The Vicar of Wakefield, Oliver Goldsmith. New York: Penguin Classics, 1986 (originally published in 1766).
Summary: The “memoir” of the vicar, who experiences a series of financial and family disasters, ending up in prison, and how matters resolved themselves.
It was one of the most popular novels of the eighteenth century, and were it not for the poverty of Oliver Goldsmith and the efforts of his friend, Samuel Johnson, it might not have seen the light of day:
“I received one morning a message from poor Goldsmith that he was in great distress, and, as it was not in his power to come to me, begging that I would come to him as soon as possible. I sent him a guinea, and promised to come to him directly. I accordingly went as soon as I was dressed, and found that his landlady had arrested him for his rent, at which he was in a violent passion: I perceived that he had already changed my guinea, and had a bottle of Madeira and a glass before him. I put the cork into the bottle, desired he would be calm, and began to talk to him of the means by which he might be extricated. He then told me he had a novel ready for the press, which he produced to me. I looked into it and saw its merit; told the landlady I should soon return; and, having gone to a bookseller, sold it for sixty pounds. I brought Goldsmith the money, and he discharged his rent, not without rating his landlady in a high tone for having used him so ill.”
Samuel Johnson
The story centers around the memoirs of Dr. Charles Primrose, the vicar of a rural parish, who was well-off due to an invested inheritance, enabling him to donate his “living.” On the eve of his son George’s wedding to wealthy Arabella Wilmot, he receives word that his investor has gone bankrupt and skipped town, leaving the Primroses in poverty. The change in status as well as a theological dispute with the bride’s father result in a breaking of the engagement. Things go from bad to worse. They take refuge on the estate of Squire Thornhill, a notorious womanizer. They turn a thatch roofed home into a comfortable refuge while George seeks to support himself in the city, succeeding as an actor. Both son and father are swindled by a smooth-talking “sharp” losing their remaining animals. The family’s hope turns on securing good husbands for the daughters. Squire Thornhill visit and is drawn to Olivia. Then a mysterious gentleman, Mr. Burchell visits, and rescues Sophia from drowning, but Dr. Primrose is reluctant to trust him.
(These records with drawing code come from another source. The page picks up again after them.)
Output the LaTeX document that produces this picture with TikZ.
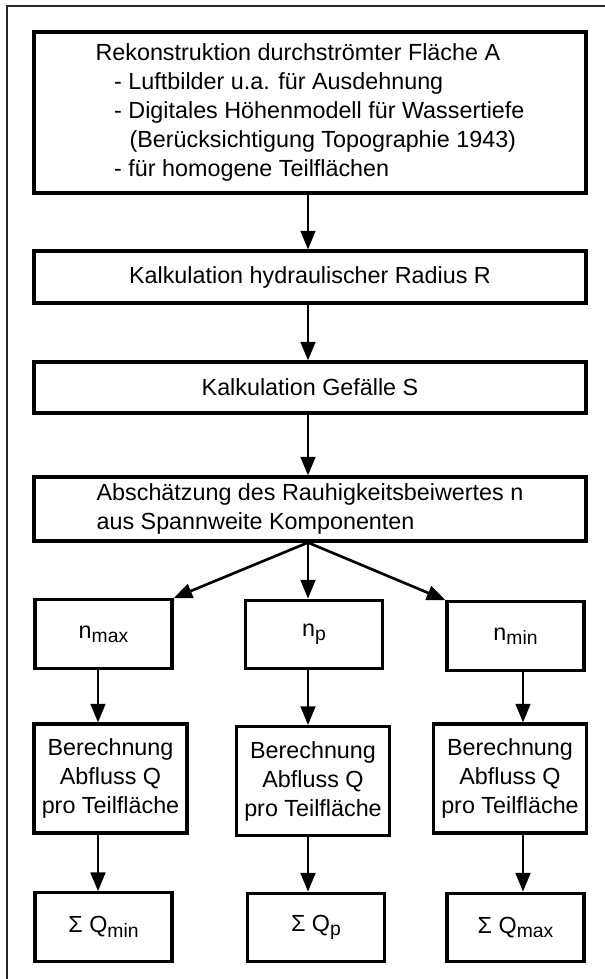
\documentclass[tikz,border=0pt]{standalone}
\usepackage{fontspec}
\setmainfont{Liberation Sans}
\usetikzlibrary{arrows.meta}
\newcommand{\lowidx}[1]{\raisebox{-0.35ex}{\fontsize{14.5}{14.5}\selectfont #1}}

\begin{document}
\begin{tikzpicture}
        [x=0.75pt, y=-0.75pt,
        font=\fontsize{17.5}{21.75}\selectfont,
        box/.style={rectangle, draw=black, line width=2.3pt, inner sep=0pt},
        wide/.style={box, minimum width=414pt},
        small/.style={box, minimum width=102.75pt, minimum height=51.5pt},
        calc/.style={box, minimum width=114.75pt, minimum height=81.75pt, align=center},
        arr/.style={-{Triangle[length=14pt, width=11pt]}, line width=2pt}]
        \useasboundingbox (0, 0) rectangle (605, 979);
        % outer frame, only left and top edge visible
        \draw[line width=1.2pt, draw=black!85] (7, 985) -- (7, 6) -- (612, 6);
        \coordinate (colL) at (98, 0);
        \coordinate (colM) at (308, 0);
        \coordinate (colR) at (523, 0);
        \node (recon) at (310, 112.5) [wide, minimum height=120.75pt, align=left]
          {Rekonstruktion durchströmter Fläche A\\
           \hspace*{14pt}- Luftbilder u.a. für Ausdehnung\\
           \hspace*{14pt}- Digitales Höhenmodell für Wassertiefe\\
           \hspace*{25.5pt}(Berücksichtigung Topographie 1943)\\
           \hspace*{14pt}- für homogene Teilflächen};
        \node (kalkR) at (310, 277) [wide, minimum height=39pt] {Kalkulation hydraulischer Radius R};
        \node (kalkS) at (310, 387.5) [wide, minimum height=38.25pt] {Kalkulation Gefälle S};
        \node (schaetz) at (310, 509) [wide, minimum height=48pt, align=left]
          {Abschätzung des Rauhigkeitsbeiwertes n\\ aus Spannweite Komponenten};
        \node (nmax) at (103.5, 634) [small] {n\lowidx{max}};
        \node (np) at (314, 634.5) [small] {n\lowidx{p}};
        \node (nmin) at (515.5, 636) [small] {n\lowidx{min}};
        \node (berL) at (110.5, 778.5) [calc] {Berechnung\\ Abfluss Q\\ pro Teilfläche};
        \node (berM) at (313, 781) [calc] {Berechnung\\ Abfluss Q\\ pro Teilfläche};
        \node (berR) at (510, 778.5) [calc] {Berechnung\\ Abfluss Q\\ pro Teilfläche};
        \node (sumL) at (103.5, 927) [small] {Σ Q\lowidx{min}};
        \node (sumM) at (316, 927.5) [small] {Σ Q\lowidx{p}};
        \node (sumR) at (515.5, 927.5) [small] {Σ Q\lowidx{max}};
        \path (recon.south -| colM) edge[arr] (kalkR.north -| colM);
        \path (kalkR.south -| colM) edge[arr] (kalkS.north -| colM);
        \path (kalkS.south -| colM) edge[arr] (schaetz.north -| colM);
        \path (schaetz.south -| colM)
          edge[arr] (nmax.north east)
          edge[arr] (np.north -| colM)
          edge[arr] (nmin.north west);
        \path (nmax.south -| colL) edge[arr] (berL.north -| colL);
        \path (np.south -| colM) edge[arr] (berM.north -| colM);
        \path (nmin.south -| colR) edge[arr] (berR.north -| colR);
        \path (berL.south -| colL) edge[arr] (sumL.north -| colL);
        \path (berM.south -| colM) edge[arr] (sumM.north -| colM);
        \path (berR.south -| colR) edge[arr] (sumR.north -| colR);
     \end{tikzpicture}
\end{document}
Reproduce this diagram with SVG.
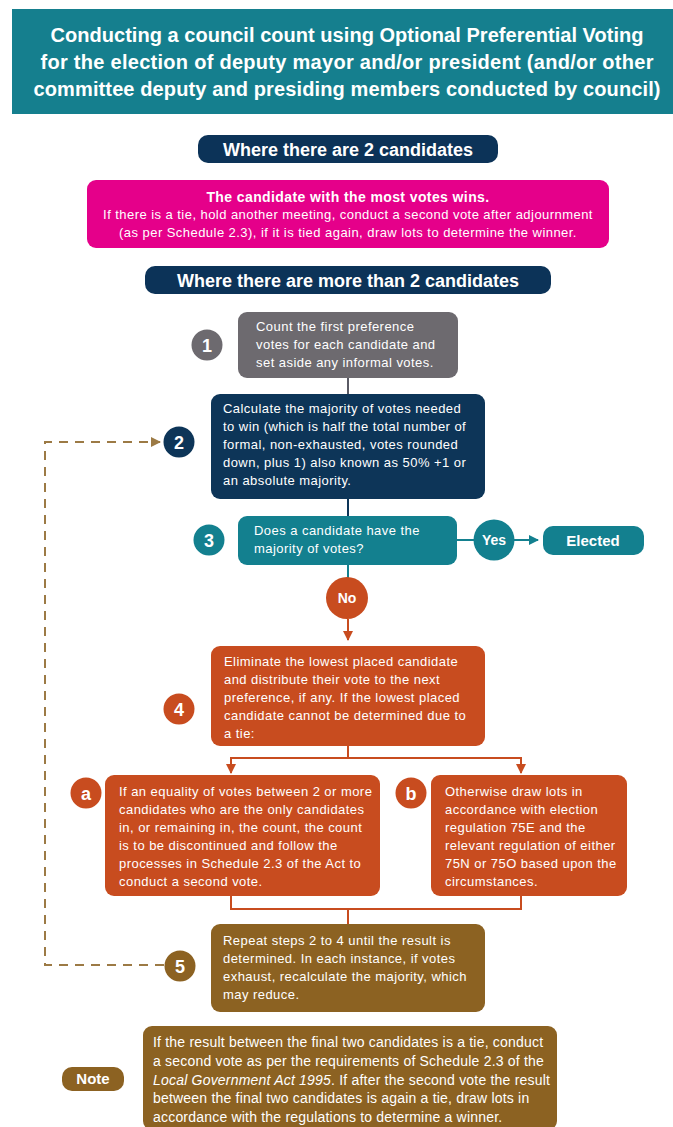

Thornhill heads off any possibility of George and Arabella getting together by arranging a commission to the West Indies, with Goldsmith agreeing to a note to fund George. Meanwhile, Olivia has been abducted, it being thought, by Mr. Burchell, when in fact it was Thornhill, who arranged a fictitious marriage, a tactic he apparently used with several women. Olivia is rescued by Primrose, but shortly after returning home, the house burns, with Primrose being badly burned on the arm, Thornhill calls the note which Primrose cannot pay, and is thrown into jail, while the violated Olivia grows more and more ill and dies.
This is one of those “sentimental” stories where in the end, all things are righted. I won’t say how but I will tell you that even Olivia lives and a succession of weddings and a restoration of Primrose’s fortunes occurs.
It is kind of like the book of Job without Job’s agonizings. Primrose continues to trust to God’s providence and act with rectitude. While wanting to recover what was lost, he is able to be content with little. Even in jail, he embraces his pitiful surroundings and sets about evangelizing the prisoners.
The other feature of this story is its lightning fast reversals–dramatic changes in a sentence or a paragraph. Goldsmith doesn’t let moss grow under his plot. In the end, things turn out as one might hope, but the series of disasters it takes to get there and the seeming impossibility of undoing them might stretch credulity at points.
This was the only novel Goldsmith wrote but it was a good one. After all, don’t we all like a story where good prevails and all who should, live happily ever after? Life isn’t always like this, perhaps one of the reasons for the timelessness of stories like this.